_Stated goal_
Starting from the top of the material, restate each line exactly until the line that contains "dt = np.round(np.arange(-20.0, 0.0001, 0.2), 1)", which is also copied. Pictures are excluded.

=-=-=

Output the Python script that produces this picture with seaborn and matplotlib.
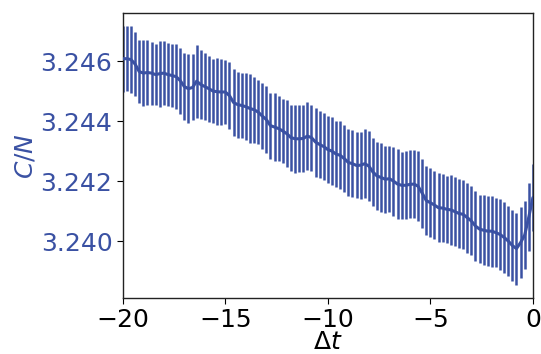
import numpy as np
import pandas as pd
import matplotlib
matplotlib.use("Agg")
import matplotlib.pyplot as plt
import seaborn as sns

# === Data ===
dt = np.round(np.arange(-20.0, 0.0001, 0.2), 1)

# C/N mean, stored as offsets from 3.24 in units of 1e-5
cn_offset = [
    608, 608, 605, 590, 565, 560, 562, 560, 555, 558,
    560, 555, 552, 548, 535, 515, 508, 512, 533, 522,
    515, 508, 500, 498, 497, 497, 485, 462, 455, 452,
    448, 442, 438, 430, 417, 405, 385, 380, 375, 367,
    358, 345, 341, 341, 342, 350, 345, 330, 322, 315,
    305, 300, 290, 286, 275, 262, 258, 252, 253, 258,
    250, 230, 217, 212, 206, 208, 200, 190, 186, 186,
    189, 190, 183, 160, 135, 128, 120, 111, 110, 106,
    104, 98, 92, 89, 78, 67, 50, 40, 36, 33,
    33, 28, 22, 12, 0, -15, -25, -5, 20, 80,
    145,
]

# error bar half widths, units of 1e-5
cn_err = [
    110, 108, 112, 106, 104, 110, 107, 105, 103, 110,
    108, 106, 104, 108, 110, 112, 114, 110, 122, 115,
    112, 110, 108, 112, 110, 107, 112, 113, 110, 108,
    112, 114, 110, 106, 111, 112, 110, 113, 109, 108,
    112, 110, 114, 112, 113, 112, 110, 115, 112, 111,
    113, 112, 110, 114, 112, 113, 111, 110, 112, 115,
    116, 112, 113, 114, 112, 110, 115, 116, 112, 114,
    113, 112, 116, 115, 114, 116, 113, 115, 114, 112,
    116, 115, 114, 116, 117, 115, 116, 114, 117, 116,
    118, 115, 117, 118, 116, 119, 120, 118, 112, 114,
    112,
]

df = pd.DataFrame({
    "dt": dt,
    "cn": 3.24 + np.array(cn_offset) * 1e-5,
    "err": np.array(cn_err) * 1e-5,
})

# === Plotting ===
sns.set_style("ticks")
plt.rcParams["font.family"] = ["DejaVu Sans"]
plt.rcParams["text.color"] = "black"
plt.rcParams["xtick.color"] = "black"
plt.rcParams["ytick.color"] = "black"
plt.rcParams["axes.labelcolor"] = "black"
color = "#3a51a3"

fig = plt.figure(figsize=(5.41, 3.54), dpi=100)
ax = fig.add_axes([0.227, 0.158, 0.758, 0.805])

ax.errorbar(df["dt"], df["cn"], yerr=df["err"], fmt="none",
            ecolor=color, elinewidth=1.8, capsize=0, zorder=2)
sns.lineplot(data=df, x="dt", y="cn", color=color, linewidth=2.2, ax=ax, zorder=3)

ax.set_xlim(-20, 0)
ax.set_ylim(3.2381, 3.2476)
ax.set_xticks([-20, -15, -10, -5, 0])
ax.set_yticks([3.240, 3.242, 3.244, 3.246])
ax.yaxis.set_major_formatter(matplotlib.ticker.FormatStrFormatter("%.3f"))

ax.set_xlabel(r"$\Delta t$", fontsize=18, labelpad=-1.5)
ax.set_ylabel(r"$C/N$", fontsize=18, color=color, labelpad=2)
ax.tick_params(axis="x", labelsize=18, length=4, colors="black")
ax.tick_params(axis="y", labelsize=18, length=4, labelcolor=color)
for s in ax.spines.values():
    s.set_color("#222222")
    s.set_linewidth(1.0)

fig.savefig("out.png", dpi=100)
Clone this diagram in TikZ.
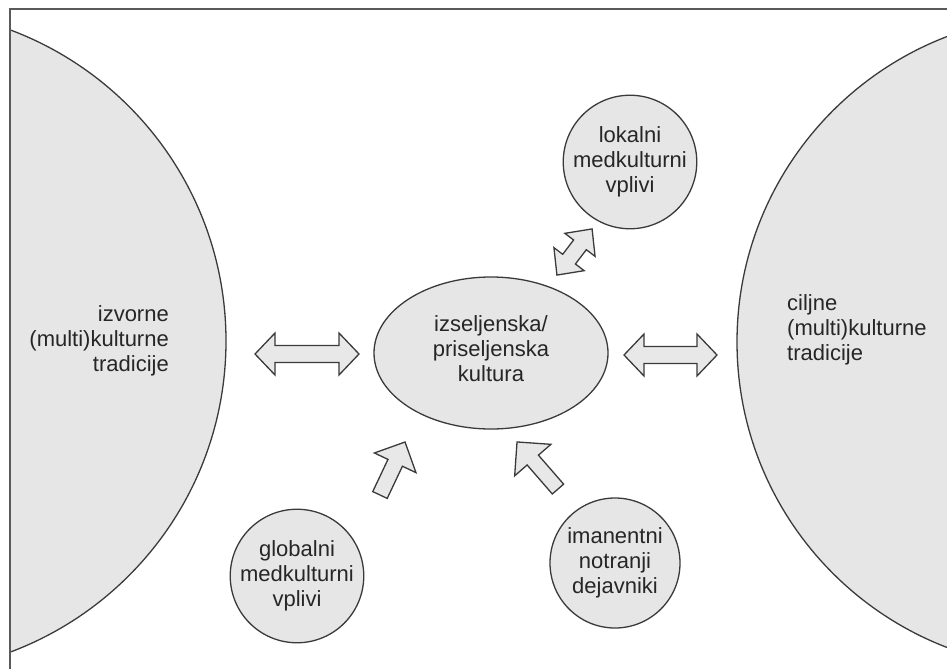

=-=-=

_Answer to the task_
Output the Python script that produces this picture with seaborn and matplotlib.
import numpy as np
import pandas as pd
import matplotlib
matplotlib.use("Agg")
import matplotlib.pyplot as plt
import seaborn as sns

# === Data ===
dt = np.round(np.arange(-20.0, 0.0001, 0.2), 1)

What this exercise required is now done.